Boxer, I did bring them to work and everyone else kicked themselves for not bringing their dogs. Good for you on avoiding the Black Friday Plague. I've with you sister.
Uh oh, Dani, did we have breakage? A little unexpected sumthin' sumthin'for the pets? I hope it wasn't a favorite dish? (Good man, that John, already replacing what was broken). Another convert against the Black Friday Plague. You will love that rice dish, it's awesome.
Diva, so sorry you're under the weather. I'm sure someone will have leftovers left by the time you're well. Do I think turning helped the turkey...I might say no had it not been for the juiciness of the legs. Yes, brining helps but every part of that bird was juicy I think in part to having the juices run down into the parts that normally would have been dry. All I know is that it was good on the day of, it was just as good after sitting in the fridge and then sitting in a small toaster oven to reheat. If they said dance a jig with the Wii Bitch to produce that good a bird, I'd do it.
I'm totally with you on the mash. My mother makes the best so I still have a ways to go. Still I like having options for folks who are not of the same mashed mindset.
So Diva, the stuffing seems to be where folks family heritage seems to express itself...what kind of stuffing went into your bird? I love hearing about the ravioli and pumpkin stuffed raviolis.
Working after Thanksgiving is a must since we are a company that has Union workers. It's not a day off for them so some of us are called upon to come in. I actually got some work done so it helped me. Plus I like my guys. They know the best places to eat lunch and bring me venison. It's a good thing.

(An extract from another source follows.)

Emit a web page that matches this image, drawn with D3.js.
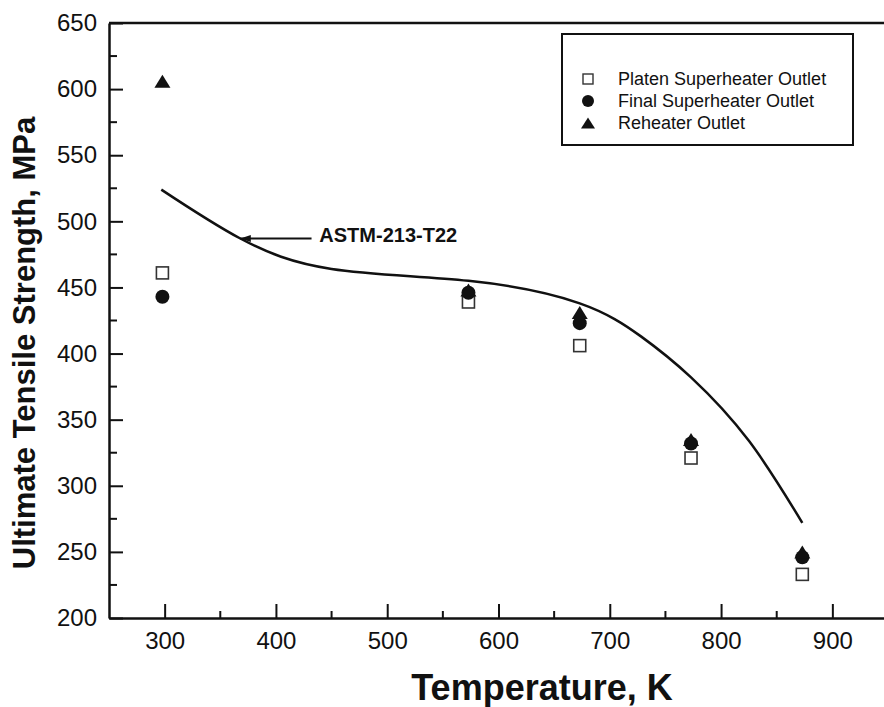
<!doctype html>
<html lang="en">
<head>
<meta charset="utf-8">
<title>Ultimate Tensile Strength vs Temperature</title>
<style>
  body { margin: 0; background: #fff; }
  svg { display: block; font-family: "Liberation Sans", Arial, sans-serif; }
</style>
</head>
<body>
<div id="chart"></div>
<script src="https://d3js.org/d3.v7.min.js"></script>
<script>
// measured data (temperature K, UTS MPa)
const temps = [298, 573, 673, 773, 873];
const platen = [461, 439, 406, 321, 233];
const finalSH = [443, 446, 423, 332, 246];
const reheater = [606, 448, 431, 335, 250];

// ASTM-213-T22 reference curve
const astmTemp = [297, 368, 450, 573, 673, 728, 773, 825, 873];
const astmUTS = [524, 487, 464, 455, 438, 413, 382, 334, 272];

const xTicks = [300, 400, 500, 600, 700, 800, 900];
const yTicks = [200, 250, 300, 350, 400, 450, 500, 550, 600, 650];
const legendLabels = ["Platen Superheater Outlet", "Final Superheater Outlet", "Reheater Outlet"];

const width = 884, height = 707;
const margin = {left: 109, top: 23, bottom: 618, right: 888};

const svg = d3.select("#chart").append("svg")
    .attr("width", width)
    .attr("height", height);

const x = d3.scaleLinear().domain([250, 950]).range([margin.left, margin.right]);
const y = d3.scaleLinear().domain([200, 650]).range([margin.bottom, margin.top]);

// minor ticks
const xMinor = d3.range(350, 950, 100);
const yMinor = d3.range(225, 650, 50);

svg.append("g").selectAll("line").data(xMinor).join("line")
    .attr("x1", d => x(d)).attr("x2", d => x(d))
    .attr("y1", margin.bottom).attr("y2", margin.bottom - 7)
    .attr("stroke", "#111").attr("stroke-width", 2);

svg.append("g").selectAll("line").data(yMinor).join("line")
    .attr("y1", d => y(d)).attr("y2", d => y(d))
    .attr("x1", margin.left).attr("x2", margin.left + 8)
    .attr("stroke", "#111").attr("stroke-width", 2);

// axes, ticks pointing inward
const xAxis = svg.append("g")
    .attr("transform", `translate(0,${margin.bottom})`)
    .call(d3.axisBottom(x).tickValues(xTicks).tickSize(-14).tickSizeOuter(0).tickPadding(14));

const yAxis = svg.append("g")
    .attr("transform", `translate(${margin.left},0)`)
    .call(d3.axisLeft(y).tickValues(yTicks).tickSize(-14).tickSizeOuter(0).tickPadding(12));

[xAxis, yAxis].forEach(g => {
    g.select(".domain").attr("stroke", "#111").attr("stroke-width", 2.5);
    g.selectAll(".tick line").attr("stroke", "#111").attr("stroke-width", 2);
    g.selectAll(".tick text")
        .attr("fill", "#111")
        .style("font-family", "'Liberation Sans', Arial, sans-serif")
        .style("font-size", "24px");
});

// top frame line
svg.append("line")
    .attr("x1", margin.left).attr("x2", margin.right)
    .attr("y1", margin.top).attr("y2", margin.top)
    .attr("stroke", "#111").attr("stroke-width", 2.5);

// axis titles
svg.append("text")
    .attr("x", 542).attr("y", 700)
    .attr("text-anchor", "middle")
    .style("font-weight", "bold").style("font-size", "36px")
    .attr("fill", "#111")
    .text("Temperature, K");

svg.append("text")
    .attr("transform", "translate(35,343) rotate(-90)")
    .attr("text-anchor", "middle")
    .style("font-weight", "bold").style("font-size", "31px")
    .attr("fill", "#111")
    .text("Ultimate Tensile Strength, MPa");

// ASTM curve
const line = d3.line()
    .x((d, i) => x(astmTemp[i]))
    .y(d => y(d))
    .curve(d3.curveNatural);

svg.append("path")
    .datum(astmUTS)
    .attr("d", line)
    .attr("fill", "none")
    .attr("stroke", "#111")
    .attr("stroke-width", 2.5);

// annotation with arrow
svg.append("defs").append("marker")
    .attr("id", "arrow")
    .attr("viewBox", "0 0 12 8")
    .attr("refX", 12).attr("refY", 4)
    .attr("markerWidth", 12).attr("markerHeight", 7)
    .attr("markerUnits", "userSpaceOnUse")
    .attr("orient", "auto")
    .append("path")
    .attr("d", "M0,0L12,4L0,8Z")
    .attr("fill", "#111");

svg.append("line")
    .attr("x1", x(432)).attr("x2", x(368))
    .attr("y1", y(487)).attr("y2", y(487))
    .attr("stroke", "#111").attr("stroke-width", 2)
    .attr("marker-end", "url(#arrow)");

svg.append("text")
    .attr("x", x(439)).attr("y", y(484))
    .style("font-weight", "bold").style("font-size", "20px")
    .attr("fill", "#111")
    .text("ASTM-213-T22");

// symbols
function triPath(cx, cy, w, h) {
    return `M${cx},${cy - h / 2}L${cx + w / 2},${cy + h / 2}L${cx - w / 2},${cy + h / 2}Z`;
}

svg.append("g").selectAll("rect").data(platen).join("rect")
    .attr("x", (d, i) => x(temps[i]) - 6)
    .attr("y", d => y(d) - 6)
    .attr("width", 12).attr("height", 12)
    .attr("fill", "#fff").attr("stroke", "#333").attr("stroke-width", 1.6);

svg.append("g").selectAll("circle").data(finalSH).join("circle")
    .attr("cx", (d, i) => x(temps[i]))
    .attr("cy", d => y(d))
    .attr("r", 7)
    .attr("fill", "#111");

svg.append("g").selectAll("path").data(reheater).join("path")
    .attr("d", (d, i) => triPath(x(temps[i]), y(d), 16, 13))
    .attr("fill", "#111");

// legend
const lg = svg.append("g");
lg.append("rect")
    .attr("x", 562).attr("y", 34).attr("width", 291).attr("height", 111)
    .attr("fill", "#fff").attr("stroke", "#111").attr("stroke-width", 2);

const rowY = [79, 101, 123];
lg.append("rect")
    .attr("x", 588 - 5).attr("y", rowY[0] - 5).attr("width", 10).attr("height", 10)
    .attr("fill", "#fff").attr("stroke", "#333").attr("stroke-width", 1.4);
lg.append("circle")
    .attr("cx", 588).attr("cy", rowY[1]).attr("r", 6).attr("fill", "#111");
lg.append("path")
    .attr("d", triPath(588, rowY[2], 14, 11)).attr("fill", "#111");

lg.selectAll("text").data(legendLabels).join("text")
    .attr("x", 618).attr("y", (d, i) => rowY[i] + 6)
    .style("font-size", "18px")
    .attr("fill", "#111")
    .text(d => d);
</script>
</body>
</html>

Glad I could bring you Thanksgiving through the wonders of the Internet.
MS, if you look at the picture of all the food on the table and check out the far upper left hand corner you can just make out a dog snout stealing illicit sniffs of delicious turkey. What? Are you telling me to get away from the table...but I'm old and deaf...when I need to be....
Moi, it is a great holiday, one of my favs. Fat and happy should be the theme to be followed. I hope you had a good one.
Sham I grew up on the trad stuffing of white bread, sage and celery. But, I do home made corn bread and pork sausage stuffing with apples and loads of fresh sage. YUM! And in the bird it goes, oh yeah!
After getting ill on the turkey brought home from Boston Market, I didn't think I'd ever want turkey again. But I do. Right now for breakfast a nice little sammie with some dressing would do me just fine. Oh well.....I lost 3 lbs. instead of gaining five! haha! Guess I gotta be thankful for something this weekend!